Everything that happens from here on in will have a deep relevance to World Cup selection. Injury-permitting, there are many spots already nailed down but there are others that are tight calls.
If Townsend goes for three looseheads who are the second and third men behind Allan Dell? If he goes for four locks, who misses out? Jonny Gray, Grant Gilchrist and Ben Toolis are the ones in the driving seat now. Who else? Richie Gray, Tim Swinson or can Exeter's Sam Skinner come up on the rails and see them off?
The back-row is a dogfight. Five may go. Again, we're assuming all will be fit - in reality, they won't be. All going well you'd have John Barclay, Hamish Watson and Ryan Wilson as certainties and Magnus Bradbury as highly likely. That leaves one - or possibly two - more places for Dave Denton, Matt Fagerson, Jamie Ritchie, Rob Harley and the fascinating character that is Thomson who, like Skinner, will surely make his debut against Fiji.
In the midfield, who joins Huw Jones and Alex Dunbar?
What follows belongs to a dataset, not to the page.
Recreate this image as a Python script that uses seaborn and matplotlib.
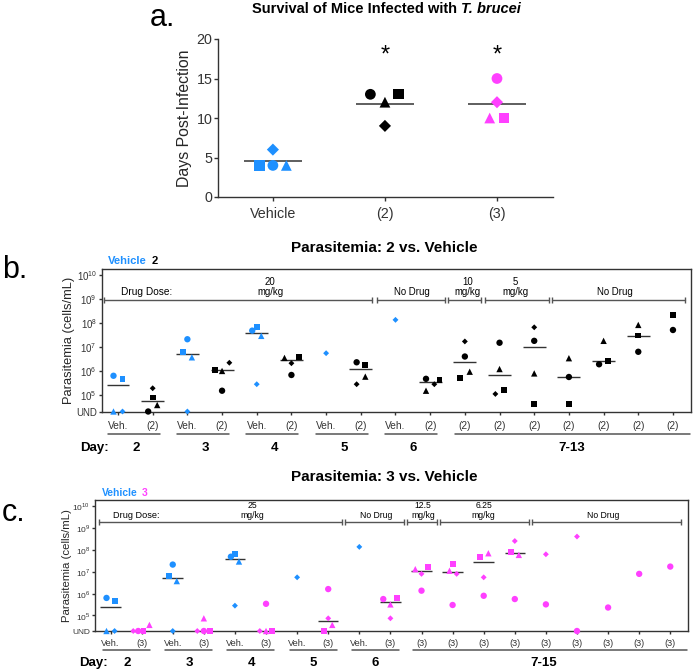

Possibly two more required. Will Duncan Taylor be fit? Townsend will be saying prayers for him. You also have Matt Scott, Pete Horne, Nick Grigg, Chris Harris and, if he recovers in time to make a push, Mark Bennett.
On the wing, Tommy Seymour, Sean Maitland and Blair Kinghorn will travel, unless bad luck befalls them, but who's the fourth wing? Byron McGuigan, Dougie Fife or Lee Jones, who gets the nod against Wales.
There are many games to come and other opportunities to seize beyond Cardiff, but the players in the waiting room for Japan would be advised to make their case now. Townsend has shown since Suva last year that he's not averse to denying guys a second chance.
This Test against Wales is far from a sell-out and the atmosphere will have little of the heat of a Six Nations collision. In naming his team for the Principality Stadium, Townsend said that nobody is going to be play their way into his World Cup squad on Saturday but that somebody might play themselves out of it.
The immediate prize they are playing for is the Doddie Weir Cup, but it's the World Cup that's the sub-plot. And that's the way it's going to be in the dizzying months ahead.